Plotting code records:
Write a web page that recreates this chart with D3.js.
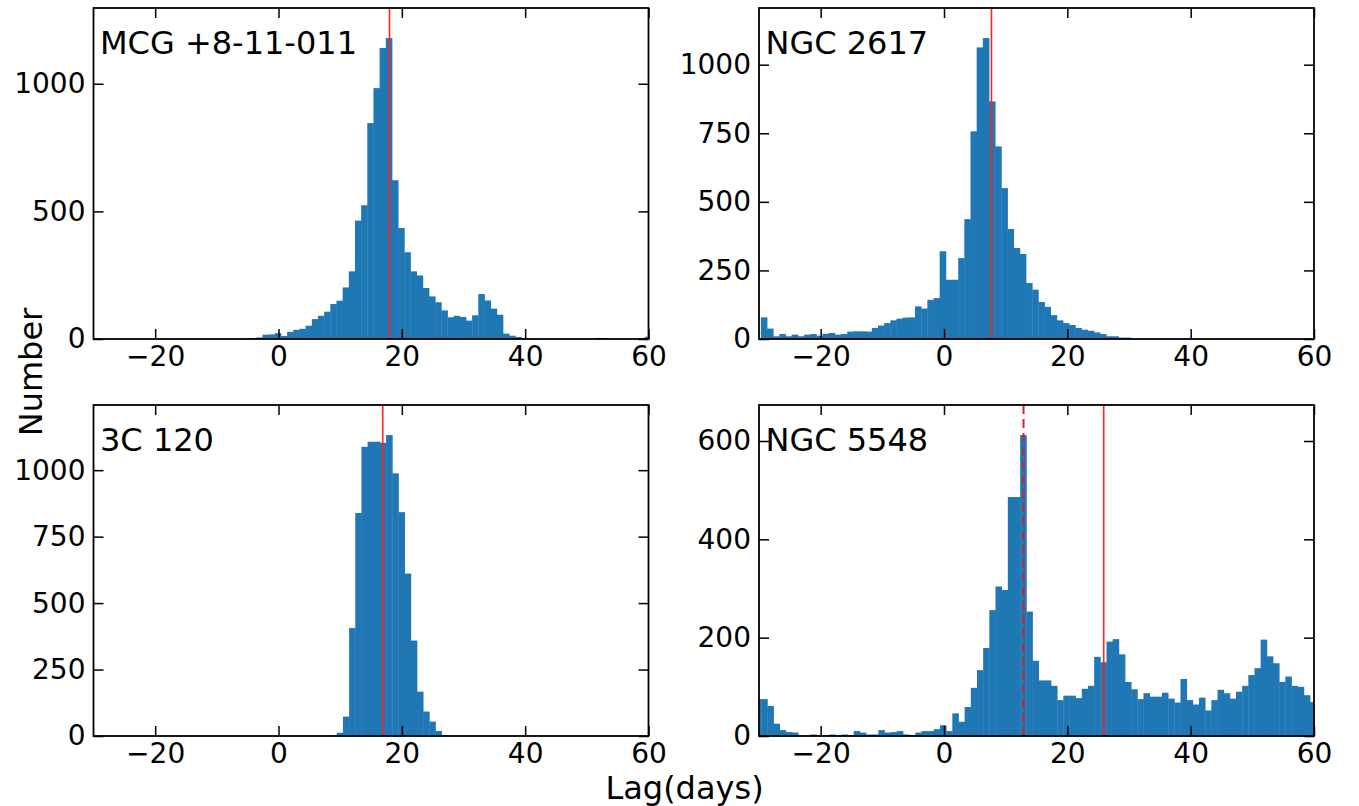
<!DOCTYPE html>
<html><head><meta charset="utf-8">
<script src="https://cdn.jsdelivr.net/npm/d3@7"></script>
<style>body{margin:0;background:#fff} svg text{font-family:"DejaVu Sans",sans-serif;fill:#000}</style>
</head><body>
<svg id="chart" width="1359" height="806"></svg>
<script>
// ---------------- data ----------------
const xTicks = [-20, 0, 20, 40, 60];
const objectNames = ["MCG +8-11-011", "NGC 2617", "3C 120", "NGC 5548"];
const binWidth = 1;
const binStarts = [-29.6, -29.7, -29.55, -30.65];

const countsMCG = [
  0,0,0,0,0,0,0,0,0,0, 0,0,0,0,0,0,0,0,0,0, 0,0,0,1,2,4,6,17,18,23,
  12,28,36,40,52,78,91,107,137,150, 202,265,464,524,846,983,1140,1179,622,435,
  340,265,249,200,167,144,112,85,91,86, 72,93,176,151,119,95,21,13,8,4,
  2,1,1,0,0,0,0,0,0,0, 0,4,4,1,0,0,0,0,4,9
];
const countsNGC2617 = [
  79,38,10,18,10,16,10,16,18,12, 19,22,16,18,27,28,28,27,40,49,
  58,68,74,78,79,119,111,143,149,320, 216,216,295,437,757,1063,1097,866,702,550,
  401,332,310,204,180,135,117,87,68,58, 51,40,34,30,24,18,10,10,5,5,
  0,0,0,0,0,0,0,0,0,0, 0,0,0,0,0,0,0,0,0,0, 0,0,0,0,0,0,0,0,0,0
];
const counts3C120 = [
  0,0,0,0,0,0,0,0,0,0, 0,0,0,0,0,0,0,0,0,0, 0,0,0,0,0,0,0,0,0,0,
  0,0,0,0,0,0,0,0,2,12, 73,406,839,1088,1107,1107,1103,1132,988,842,
  611,359,167,92,54,19,3,0,0,0, 0,0,0,0,0,0,0,0,0,0,
  0,0,0,0,0,0,0,0,0,0, 0,0,0,0,0,0,0,0,0,0
];
const countsNGC5548 = [
  75,75,61,25,12,8,7,1,1,3, 2,1,3,1,3,1,10,7,3,3,
  12,7,8,10,3,2,7,10,10,14, 22,10,46,29,59,98,134,179,256,304,
  297,486,486,612,253,153,113,113,102,73, 82,82,77,96,102,161,150,192,197,166,
  110,95,75,87,80,80,88,76,68,116, 73,64,78,52,73,94,87,76,90,102,
  124,138,196,162,148,110,121,102,100,83, 69
];
const allCounts = [countsMCG, countsNGC2617, counts3C120, countsNGC5548];

const yTicksMCG = [0, 500, 1000];
const yTicksNGC2617 = [0, 250, 500, 750, 1000];
const yTicks3C120 = [0, 250, 500, 750, 1000];
const yTicksNGC5548 = [0, 200, 400, 600];
const allYTicks = [yTicksMCG, yTicksNGC2617, yTicks3C120, yTicksNGC5548];

const lagSolid = [18.0, 7.7, 16.9, 25.9];
const lagDashed = [null, null, null, 12.9];

const xLabel = "Lag(days)";
const yLabel = "Number";

// ---------------- layout ----------------
const svg = d3.select("#chart");
const panelW = 555, panelH = 331;
const origins = [[93.5, 8], [759, 8], [93.5, 405], [759, 405]];
const barColor = "#1f77b4";
const fmt = d3.format("d");

allCounts.forEach((counts, p) => {
  const [ox, oy] = origins[p];
  const g = svg.append("g").attr("transform", `translate(${ox},${oy})`);
  const x = d3.scaleLinear().domain([-30, 60]).range([0, panelW]);
  const y = d3.scaleLinear().domain([0, d3.max(counts) * 1.1]).range([panelH, 0]);

  const clipId = "clip" + p;
  g.append("clipPath").attr("id", clipId).append("rect")
    .attr("width", panelW).attr("height", panelH);

  const bins = counts.map((c, i) => ({
    x0: binStarts[p] + i * binWidth,
    x1: binStarts[p] + (i + 1) * binWidth,
    c
  }));

  g.append("g").attr("clip-path", `url(#${clipId})`)
    .selectAll("rect").data(bins.filter(b => b.c > 0)).join("rect")
    .attr("x", b => x(b.x0))
    .attr("width", b => x(b.x1) - x(b.x0) + 0.4)
    .attr("y", b => y(b.c))
    .attr("height", b => panelH - y(b.c))
    .attr("fill", barColor);

  // reference lines
  const lines = g.append("g").attr("clip-path", `url(#${clipId})`);
  if (lagSolid[p] !== null) {
    lines.append("line")
      .attr("x1", x(lagSolid[p])).attr("x2", x(lagSolid[p]))
      .attr("y1", 0).attr("y2", panelH)
      .attr("stroke", "#ff2020").attr("stroke-width", 1.6);
  }
  if (lagDashed[p] !== null) {
    lines.append("line")
      .attr("x1", x(lagDashed[p])).attr("x2", x(lagDashed[p]))
      .attr("y1", 0).attr("y2", panelH)
      .attr("stroke", "#d62030").attr("stroke-width", 2)
      .attr("stroke-dasharray", "9,5");
  }

  const styleAxis = sel => {
    sel.select(".domain").remove();
    sel.selectAll(".tick line").attr("stroke", "#000").attr("stroke-width", 1.5);
    sel.selectAll(".tick text").attr("font-size", 28).attr("font-family", "DejaVu Sans");
  };

  g.append("g").attr("transform", `translate(0,${panelH})`)
    .call(d3.axisBottom(x).tickValues(xTicks).tickFormat(fmt).tickSizeInner(-10).tickSizeOuter(0).tickPadding(7))
    .call(styleAxis);
  g.append("g")
    .call(d3.axisTop(x).tickValues(xTicks).tickSizeInner(-10).tickSizeOuter(0).tickFormat(""))
    .call(styleAxis);
  g.append("g")
    .call(d3.axisLeft(y).tickValues(allYTicks[p]).tickFormat(fmt).tickSizeInner(-10).tickSizeOuter(0).tickPadding(8))
    .call(styleAxis);
  g.append("g").attr("transform", `translate(${panelW},0)`)
    .call(d3.axisRight(y).tickValues(allYTicks[p]).tickSizeInner(-10).tickSizeOuter(0).tickFormat(""))
    .call(styleAxis);

  g.append("rect").attr("width", panelW).attr("height", panelH)
    .attr("fill", "none").attr("stroke", "#000").attr("stroke-width", 1.8);

  g.append("text").attr("x", 6.5).attr("y", 45.5)
    .attr("font-size", 32).text(objectNames[p]);
});

svg.append("text").attr("x", 684.5).attr("y", 799)
  .attr("text-anchor", "middle").attr("font-size", 32).text(xLabel);
svg.append("text").attr("transform", "translate(42,372) rotate(-90)")
  .attr("text-anchor", "middle").attr("font-size", 32).text(yLabel);
</script>
</body></html>
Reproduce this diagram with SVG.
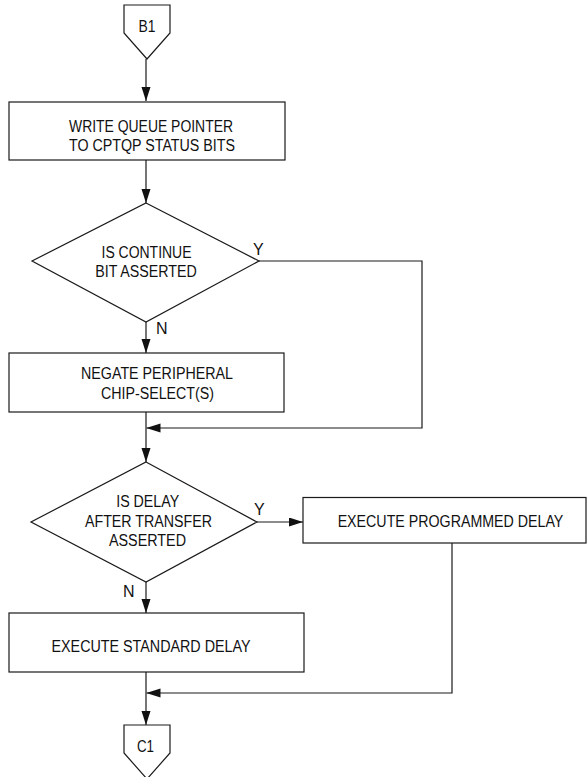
<svg xmlns="http://www.w3.org/2000/svg" width="588" height="777" viewBox="0 0 588 777">
  <style>
    .shape { fill: #ffffff; stroke: #1a1a1a; stroke-width: 1.2; }
    .conn { fill: none; stroke: #1a1a1a; stroke-width: 1.2; }
    text { font-family: "Liberation Sans", Arial, Helvetica, sans-serif; font-size: 16px; fill: #111111; }
    .c { text-anchor: middle; }
  </style>
  <defs>
    <marker id="arrow" markerUnits="userSpaceOnUse" markerWidth="14" markerHeight="10" refX="14" refY="4.5" orient="auto">
      <path d="M0,0 L14,4.5 L0,9 z" fill="#111111"/>
    </marker>
  </defs>
  <rect x="0" y="0" width="588" height="777" fill="#ffffff"/>

  <g id="connectors">
    <path class="conn" d="M146,59 V101" marker-end="url(#arrow)"/>
    <path class="conn" d="M146,160 V203" marker-end="url(#arrow)"/>
    <path class="conn" d="M146,322 V353" marker-end="url(#arrow)"/>
    <path class="conn" d="M259,261 H422 V428 H146.5" marker-end="url(#arrow)"/>
    <path class="conn" d="M146,412 V462" marker-end="url(#arrow)"/>
    <path class="conn" d="M257,522 H303" marker-end="url(#arrow)"/>
    <path class="conn" d="M146,582 V613" marker-end="url(#arrow)"/>
    <path class="conn" d="M452,543 V693 H146.5" marker-end="url(#arrow)"/>
    <path class="conn" d="M146,672 V725" marker-end="url(#arrow)"/>
    <text x="253" y="255">Y</text>
    <text x="156" y="334">N</text>
    <text x="254" y="515">Y</text>
    <text x="123" y="597">N</text>
  </g>

  <g id="B1">
    <path class="shape" d="M124,5 H170 V33 L147,59 L124,33 Z"/>
    <text class="c" x="147" y="31.5" textLength="17" lengthAdjust="spacingAndGlyphs">B1</text>
  </g>

  <g id="write-queue-pointer">
    <rect class="shape" x="9" y="102" width="276" height="58"/>
    <text class="c" x="151" y="131.5" textLength="164" lengthAdjust="spacingAndGlyphs">WRITE QUEUE POINTER</text>
    <text class="c" x="152" y="150.8" textLength="166" lengthAdjust="spacingAndGlyphs">TO CPTQP STATUS BITS</text>
  </g>

  <g id="is-continue">
    <path class="shape" d="M146,203 L259,261 L146,322 L32,261 Z"/>
    <text class="c" x="146.5" y="257.7" textLength="90" lengthAdjust="spacingAndGlyphs">IS CONTINUE</text>
    <text class="c" x="146" y="276.7" textLength="101.5" lengthAdjust="spacingAndGlyphs">BIT ASSERTED</text>
  </g>

  <g id="negate-peripheral">
    <rect class="shape" x="9" y="353" width="275" height="59"/>
    <text class="c" x="157" y="379.4" textLength="152" lengthAdjust="spacingAndGlyphs">NEGATE PERIPHERAL</text>
    <text class="c" x="157.5" y="399.4" textLength="113" lengthAdjust="spacingAndGlyphs">CHIP-SELECT(S)</text>
  </g>

  <g id="is-delay">
    <path class="shape" d="M146,462 L257,522 L146,582 L31,522 Z"/>
    <text class="c" x="147.7" y="506.6" textLength="63" lengthAdjust="spacingAndGlyphs">IS DELAY</text>
    <text class="c" x="148.5" y="526.6" textLength="127" lengthAdjust="spacingAndGlyphs">AFTER TRANSFER</text>
    <text class="c" x="147.5" y="546" textLength="77" lengthAdjust="spacingAndGlyphs">ASSERTED</text>
  </g>

  <g id="execute-programmed-delay">
    <rect class="shape" x="303" y="497.5" width="283" height="45.5"/>
    <text class="c" transform="translate(450.5,526.7) scale(0.89,1)" x="0" y="0">EXECUTE PROGRAMMED DELAY</text>
  </g>

  <g id="execute-standard-delay">
    <rect class="shape" x="9" y="613" width="295" height="59"/>
    <text class="c" x="151" y="651.7" textLength="199" lengthAdjust="spacingAndGlyphs">EXECUTE STANDARD DELAY</text>
  </g>

  <g id="C1">
    <path class="shape" d="M124,725 H170 V753 L147,779 L124,753 Z"/>
    <text class="c" x="145.5" y="751.5" textLength="17" lengthAdjust="spacingAndGlyphs">C1</text>
  </g>
</svg>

**Your goal**
Everything from the first line of the entries through the line that contains "const binStarts = [-29.6, -29.7, -29.55, -30.65];" is to be reproduced exactly, except the pictures.

**Complete answer**
Write a web page that recreates this chart with D3.js.
<!DOCTYPE html>
<html><head><meta charset="utf-8">
<script src="https://cdn.jsdelivr.net/npm/d3@7"></script>
<style>body{margin:0;background:#fff} svg text{font-family:"DejaVu Sans",sans-serif;fill:#000}</style>
</head><body>
<svg id="chart" width="1359" height="806"></svg>
<script>
// ---------------- data ----------------
const xTicks = [-20, 0, 20, 40, 60];
const objectNames = ["MCG +8-11-011", "NGC 2617", "3C 120", "NGC 5548"];
const binWidth = 1;
const binStarts = [-29.6, -29.7, -29.55, -30.65];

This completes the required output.